Originally published on metropolis.co.jp on May 2014
The Polish-French painter Balthus is one of those artists surrounded by an aura of suave depravity and urbane notoriety. Indeed, one of the functions of art has always been to act as a justifying filter for tastes and proclivities that are not otherwise entirely acceptable, but which may be “excused” under the umbrella of “art.”
Balthus (or Balthasar Klossowski de Rola, to give him his full, slightly demonic-sounding name) can be seen in these terms because his art, which often features underage girls in erotic situations, has earned him, if not the reputation of an out-and-out pedophile, at least that of someone who has channelled certain Lolita complexes.
Indeed, the controversy surrounding his art has probably been strengthened in recent years as new forms of moral outrage develop in the wake of the various “sexual liberations” that have taken place in recent decades. Recently, an exhibition of the artist’s Polaroids, featuring a young model who posed for him from the age of eight to 16, was canceled in Germany after accusations of pedophilia.
It is interesting to consider, therefore, how Japan, a country notorious for its own “Lolicon,” will take to the major retrospective of the artist’s work that opened recently at the Tokyo Metropolitan Museum of Art.
The exhibition plays it reasonably safe by not including Balthus’ more explicit works—like Guitar Lesson (1934), which shows an older woman fingering the pudendum of an underage girl—and instead goes for images that allow any dark thoughts to be deflected back onto those who think them.
A case in point is Thérèse Dreaming (1938), a painting of a girl who was 12 at the time. The way that the artist invites us to look at the young girl’s panties through her arched leg seems rather obvious, but at the same time there is an element of deniability and an air of innocence as if the pose was just an “accident.”
This painting is also notable for a cat, a totemic animal for Balthus that the curators have interpreted as representing the artist himself. Interestingly, a few years ago the curators of an exhibition of École Japonaise de Paris painter Tsuguharu Foujita’s works made exactly the same interpretation.

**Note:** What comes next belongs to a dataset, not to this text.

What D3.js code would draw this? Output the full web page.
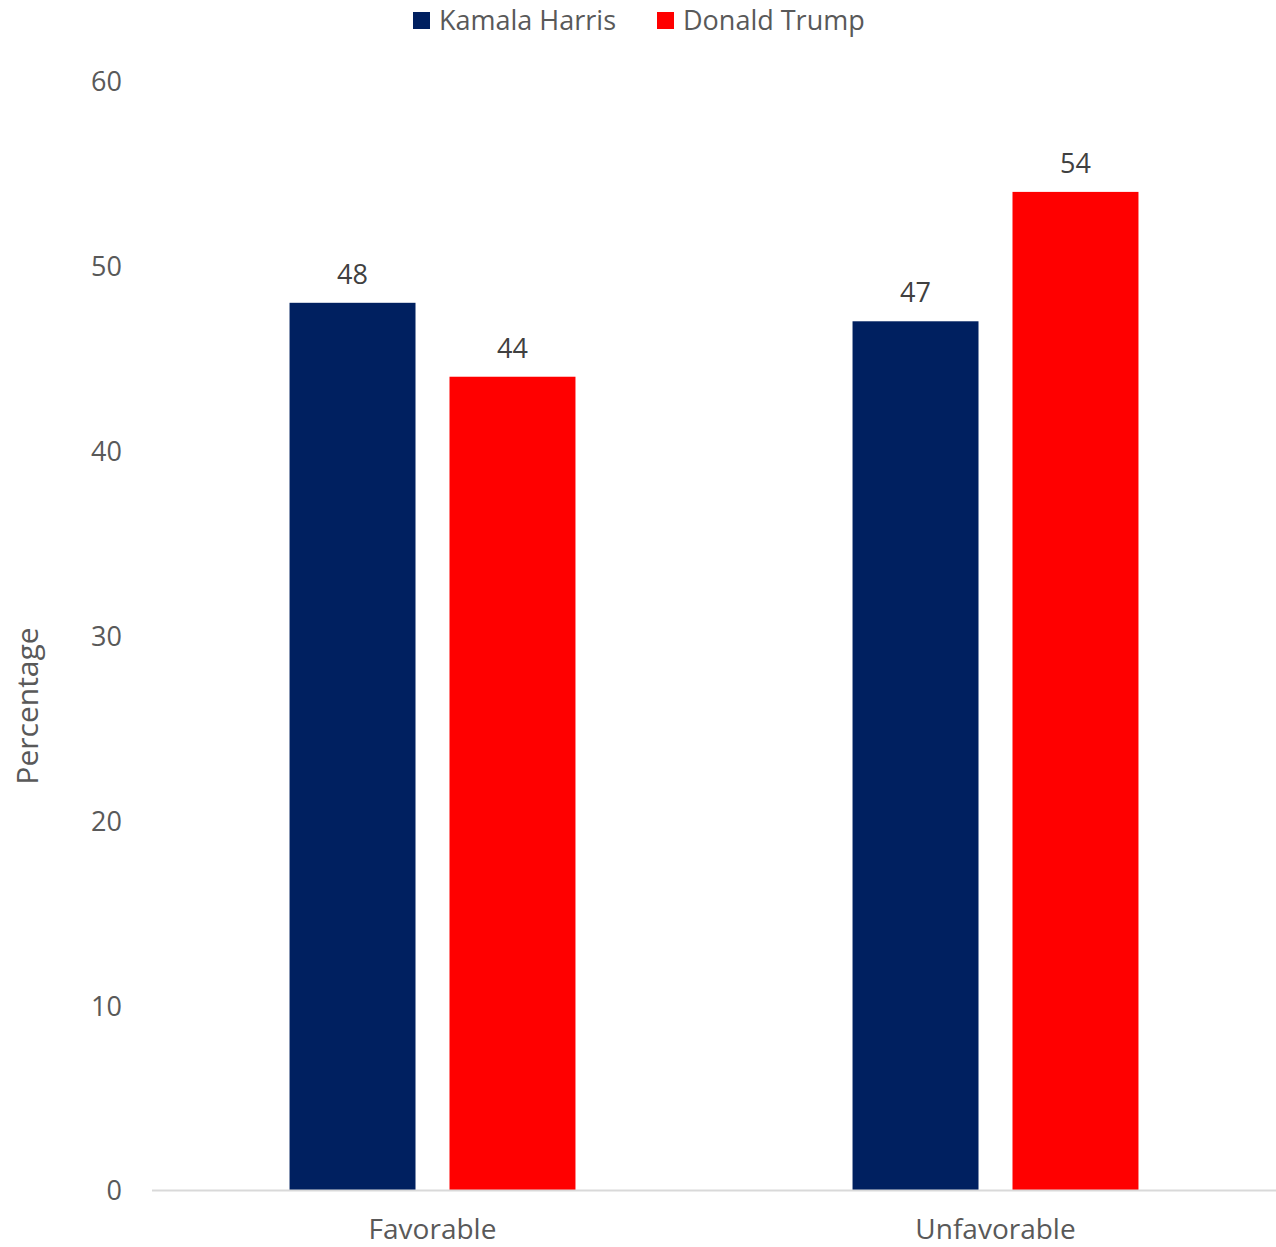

If Balthus is the cat, then in Study for Nude and Cat (1949), a work in crayon, he is getting quite intimate with yet another young Lolita. The Cat at the Mediterranean (1949) seems to add credence to the identification, presenting a very anthropomorphized feline who seems to be enjoying the lifestyle of a successful artist.
The lightheartedness of works like this suggests that instead of—or besides—a Lolita complex, Balthus had a certain playfulness of mind that may have provided a more innocent basis for his affinity with the younger generation.
And yet for someone interested in the younger members of the female sex, Balthus certainly hit the jackpot when he came to Japan as a cultural ambassador in the 1960s. Here he met his second wife Setsuko, who was 35 years younger than him.
In addition to some pretty sketches of her, his encounter with Japan inspired some of the odder works on display, like Japanese Girl with Red Table (1967). In this work, with its quaint, archaic Japanese style, a disrobing female figure stalks across the floor in an almost feline way—hinting once again at the importance of pussies in the art of Balthus.
Tokyo Metropolitan Museum of Art, until Jun 22.